* [What the task requires]: From the first line of the data below through the line bearing "Chart, BarController, registerables", reproduce each line exactly; do not include pictures.

◇ ◇ ◇ ◇ ◇ ◇ ◇

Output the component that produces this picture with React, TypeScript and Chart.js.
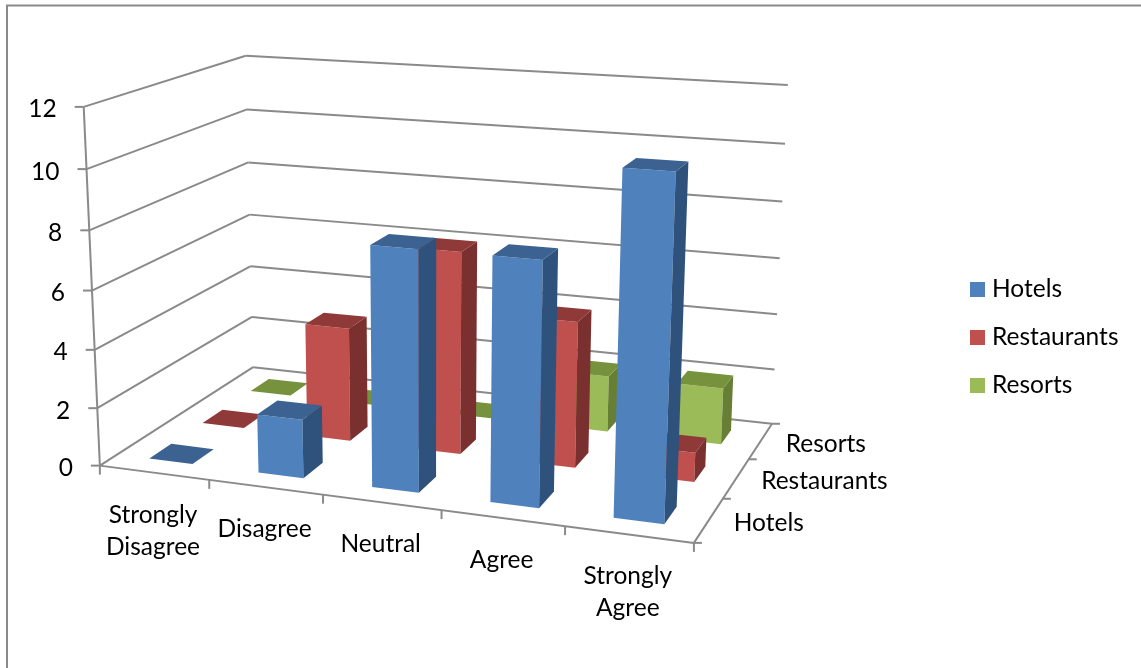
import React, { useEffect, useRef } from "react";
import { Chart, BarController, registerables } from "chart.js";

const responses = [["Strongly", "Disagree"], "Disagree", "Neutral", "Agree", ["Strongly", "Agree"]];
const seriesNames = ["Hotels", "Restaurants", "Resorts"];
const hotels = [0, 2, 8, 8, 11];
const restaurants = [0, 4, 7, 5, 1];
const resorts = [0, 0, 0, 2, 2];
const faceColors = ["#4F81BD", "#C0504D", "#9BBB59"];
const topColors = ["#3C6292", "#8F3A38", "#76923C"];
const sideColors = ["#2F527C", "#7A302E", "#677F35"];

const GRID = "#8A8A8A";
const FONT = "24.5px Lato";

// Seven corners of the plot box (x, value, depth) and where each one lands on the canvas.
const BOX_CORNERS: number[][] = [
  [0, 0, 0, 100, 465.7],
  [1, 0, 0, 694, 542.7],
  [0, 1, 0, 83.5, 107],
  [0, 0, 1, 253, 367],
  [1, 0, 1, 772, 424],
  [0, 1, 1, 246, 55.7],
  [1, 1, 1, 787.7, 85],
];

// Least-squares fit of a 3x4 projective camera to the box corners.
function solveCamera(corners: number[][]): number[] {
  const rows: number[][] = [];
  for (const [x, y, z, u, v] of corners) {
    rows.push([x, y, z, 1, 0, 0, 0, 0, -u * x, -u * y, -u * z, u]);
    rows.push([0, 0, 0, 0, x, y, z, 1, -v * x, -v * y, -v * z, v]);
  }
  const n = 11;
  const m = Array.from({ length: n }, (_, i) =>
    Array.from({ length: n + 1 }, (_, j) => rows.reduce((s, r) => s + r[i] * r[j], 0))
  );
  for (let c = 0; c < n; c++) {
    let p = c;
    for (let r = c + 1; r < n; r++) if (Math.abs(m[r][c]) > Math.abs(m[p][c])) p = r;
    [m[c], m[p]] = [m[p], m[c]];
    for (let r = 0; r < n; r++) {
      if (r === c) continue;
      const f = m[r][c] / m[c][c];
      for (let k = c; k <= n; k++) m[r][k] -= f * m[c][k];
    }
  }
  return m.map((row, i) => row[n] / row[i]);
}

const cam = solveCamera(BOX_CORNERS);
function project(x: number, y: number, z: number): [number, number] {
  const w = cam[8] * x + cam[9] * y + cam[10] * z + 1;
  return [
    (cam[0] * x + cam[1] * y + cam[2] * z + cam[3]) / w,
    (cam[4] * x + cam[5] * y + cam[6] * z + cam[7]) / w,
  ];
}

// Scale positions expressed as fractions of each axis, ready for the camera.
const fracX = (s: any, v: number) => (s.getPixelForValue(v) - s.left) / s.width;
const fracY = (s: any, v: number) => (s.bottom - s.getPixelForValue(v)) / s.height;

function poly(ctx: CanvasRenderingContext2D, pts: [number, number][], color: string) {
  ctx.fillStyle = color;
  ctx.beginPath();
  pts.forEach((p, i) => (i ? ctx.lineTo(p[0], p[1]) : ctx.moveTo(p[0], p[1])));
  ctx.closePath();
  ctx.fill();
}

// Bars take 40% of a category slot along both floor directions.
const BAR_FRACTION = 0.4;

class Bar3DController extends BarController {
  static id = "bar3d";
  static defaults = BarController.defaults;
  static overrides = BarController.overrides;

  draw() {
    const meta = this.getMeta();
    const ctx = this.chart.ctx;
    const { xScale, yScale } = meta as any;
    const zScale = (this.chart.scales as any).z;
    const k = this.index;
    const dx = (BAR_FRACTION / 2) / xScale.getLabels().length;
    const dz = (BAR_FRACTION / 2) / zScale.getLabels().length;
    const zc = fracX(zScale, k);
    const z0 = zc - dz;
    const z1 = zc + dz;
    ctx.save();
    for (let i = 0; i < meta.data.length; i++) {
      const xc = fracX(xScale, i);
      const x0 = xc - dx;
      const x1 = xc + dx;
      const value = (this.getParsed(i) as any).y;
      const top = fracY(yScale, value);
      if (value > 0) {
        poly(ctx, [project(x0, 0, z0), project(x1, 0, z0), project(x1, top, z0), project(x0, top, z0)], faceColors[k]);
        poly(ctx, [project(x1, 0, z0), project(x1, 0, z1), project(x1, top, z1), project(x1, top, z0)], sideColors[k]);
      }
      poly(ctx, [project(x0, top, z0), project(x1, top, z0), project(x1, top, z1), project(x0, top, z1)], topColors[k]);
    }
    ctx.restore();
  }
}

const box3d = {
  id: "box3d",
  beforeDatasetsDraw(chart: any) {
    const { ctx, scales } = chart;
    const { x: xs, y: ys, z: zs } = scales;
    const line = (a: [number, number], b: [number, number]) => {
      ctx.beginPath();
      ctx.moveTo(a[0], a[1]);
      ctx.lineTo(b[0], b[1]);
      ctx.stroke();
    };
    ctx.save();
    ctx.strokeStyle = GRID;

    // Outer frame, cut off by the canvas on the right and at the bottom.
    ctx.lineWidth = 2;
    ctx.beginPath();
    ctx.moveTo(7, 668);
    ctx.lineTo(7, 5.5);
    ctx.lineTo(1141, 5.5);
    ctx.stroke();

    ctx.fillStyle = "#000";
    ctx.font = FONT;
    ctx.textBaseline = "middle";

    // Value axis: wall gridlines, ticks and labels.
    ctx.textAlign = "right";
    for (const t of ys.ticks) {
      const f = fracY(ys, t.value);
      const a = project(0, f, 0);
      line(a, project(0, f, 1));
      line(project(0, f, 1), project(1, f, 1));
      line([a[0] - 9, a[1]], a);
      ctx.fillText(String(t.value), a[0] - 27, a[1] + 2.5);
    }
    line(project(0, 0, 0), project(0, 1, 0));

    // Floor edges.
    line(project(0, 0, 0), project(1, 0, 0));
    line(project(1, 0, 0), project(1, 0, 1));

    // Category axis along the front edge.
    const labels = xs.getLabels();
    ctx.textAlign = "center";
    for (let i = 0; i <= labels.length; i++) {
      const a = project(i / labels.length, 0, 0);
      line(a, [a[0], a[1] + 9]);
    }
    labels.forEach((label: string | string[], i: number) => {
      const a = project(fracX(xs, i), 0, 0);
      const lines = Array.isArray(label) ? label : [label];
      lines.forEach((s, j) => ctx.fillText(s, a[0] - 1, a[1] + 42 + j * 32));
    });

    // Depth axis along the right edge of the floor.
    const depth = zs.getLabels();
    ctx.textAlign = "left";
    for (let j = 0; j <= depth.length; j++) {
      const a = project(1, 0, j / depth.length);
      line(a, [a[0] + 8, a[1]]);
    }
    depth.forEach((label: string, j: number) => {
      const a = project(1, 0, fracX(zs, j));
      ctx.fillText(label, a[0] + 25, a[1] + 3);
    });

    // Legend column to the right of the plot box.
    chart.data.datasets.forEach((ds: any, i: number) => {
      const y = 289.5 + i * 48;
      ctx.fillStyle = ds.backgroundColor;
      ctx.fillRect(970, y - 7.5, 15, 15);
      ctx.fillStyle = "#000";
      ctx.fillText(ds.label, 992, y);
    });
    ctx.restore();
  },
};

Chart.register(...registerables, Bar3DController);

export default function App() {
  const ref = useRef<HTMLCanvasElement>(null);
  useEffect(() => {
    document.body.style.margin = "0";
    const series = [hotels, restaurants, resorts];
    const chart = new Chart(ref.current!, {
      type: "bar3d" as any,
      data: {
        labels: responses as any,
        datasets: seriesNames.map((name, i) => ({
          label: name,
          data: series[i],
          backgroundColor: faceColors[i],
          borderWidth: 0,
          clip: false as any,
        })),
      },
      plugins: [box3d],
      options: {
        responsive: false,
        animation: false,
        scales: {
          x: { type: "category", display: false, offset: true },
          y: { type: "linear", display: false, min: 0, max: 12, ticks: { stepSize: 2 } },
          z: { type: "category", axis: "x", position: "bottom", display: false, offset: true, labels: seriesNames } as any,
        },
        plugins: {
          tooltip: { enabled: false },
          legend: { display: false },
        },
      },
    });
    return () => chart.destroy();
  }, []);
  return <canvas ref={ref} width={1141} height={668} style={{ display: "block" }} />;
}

◇ ◇ ◇ ◇ ◇ ◇ ◇

* [The response]:
Output the component that produces this picture with React, TypeScript and Chart.js.
import React, { useEffect, useRef } from "react";
import { Chart, BarController, registerables } from "chart.js";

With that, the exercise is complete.